The dos and don’ts about divorce, grandparents, & grandkids and how you can help



They arrive at your church clutching their grandparents’ hands. These are the children whose parents are at war with each other. The grandparents are sensitive to the needs of the grandchildren, even if the parents might not be. Or it could be that the newly divorced parent is simply overwhelmed, and the grandparents are standing in the gap by bringing their grandchildren to church. These are the kids who have loving grandparents who want their grandkids to know that Jesus loves them.

As ministry leaders you accept and love on these little ones. You pray for them. You bring God’s Word to them. You want to partner with the grandparents, but sometimes you just don’t know how to assist them as they struggle to help their grandchildren.

Here are some dos and don’ts regarding grandparents and grandkids whose parents are divorcing.

First of all, help the grandparents understand it’s about the grandchildren. When the grandchildren are with the grandparents, the focus must be on the grandkids, not the adults who are divorcing.

There are a lot of things the grandparents can do to help the grandchildren survive the parents’ divorce.
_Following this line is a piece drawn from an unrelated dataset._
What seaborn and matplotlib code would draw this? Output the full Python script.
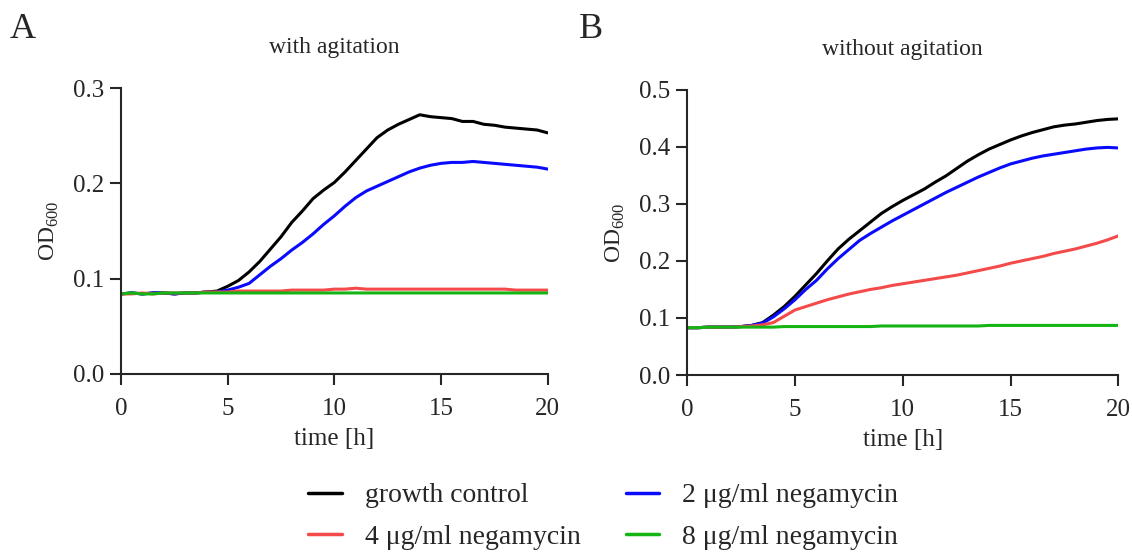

Tips to pass on to the grandparents

  • Remember, your grandchildren are going to feel torn by divided loyalties. They love both parents.
  • Empathize with the grandchildren; try to feel what they are feeling.
  • Remember, they are your grandchildren, not your children.
  • Keep in mind the grandchildren have two parents.
  • Provide a safe place for your grandchildren to express their feelings about what is happening in their lives.
  • Be open to listening to your grandchildren without judging.
  • Listen to your grandchildren without making any comments. Sometimes kids just need a listening ear.
  • Provide a low-stress environment. When the kids come over, keep it light and fun. Make your home a safe and relaxing place. Grandparents should be a soft place to fall, a soft place where grandkids can relax.
  • Provide rituals the kids can count on when they come to your place. Maybe a greeting ritual or a good-bye ritual: a high five, a gentle hug, a fist bump. Rituals are the emotional glue that holds relationships together.
  • Provide a fun day or a relaxing getaway for a day, for a weekend, and during holidays.
  • Always remember your grandchildren on their birthdays by calling, emailing a birthday card, or mailing a card, and provide a Scripture in the card.
  • Offer to babysit during a parent’s appointments.
  • Offer to take grandchildren to appointments so the parent doesn’t have to take off work.
  • Take the grandkids on some fun outings.
  • Play with your grandchildren.
  • Pray with your grandchildren.
  • Take them to church or VBS (Vacation Bible School).
  • Pay for your grandchildren to participate in a church camp.
  • Read them Bible stories.
  • Text short Scripture on the day of a test.
  • Share answers to your prayers.

The don’ts

Grandparents love their grandchildren, and most want to help. There are only a few things to caution them about. For instance:

  • Don’t use the grandchildren to get information about the parents’ marriage.
  • Don’t bash the other parent.
  • Don’t talk negatively about the other grandparents.
  • Don’t ask prying questions about what goes on at home with the other parent. The grandchildren need to feel that your home is an emotionally safe place. When you ask prying questions, it may no longer feel safe emotionally. The kids are under enough stress already with their parents fighting or a parent asking about the other parent’s lifestyle. Give these little kids a break and make them the center of attention when they are with you.  

Most importantly, pass on the faith

Help grandparents realize they can be a catalyst in passing on their faith heritage to the grandchildren. The best way for them to do this is to model a Christian lifestyle. Living a Christian life when one parent or even both parents might not be, will speak loudly to the grandchildren. Grandparents can be the ones who pass on God’s words and His praiseworthy deeds to their grandchildren.

Psalm 78:4: “We will not hide them from their descendants; we will tell the next generation the praiseworthy deeds of the LORD, his power, and the wonders he has done.”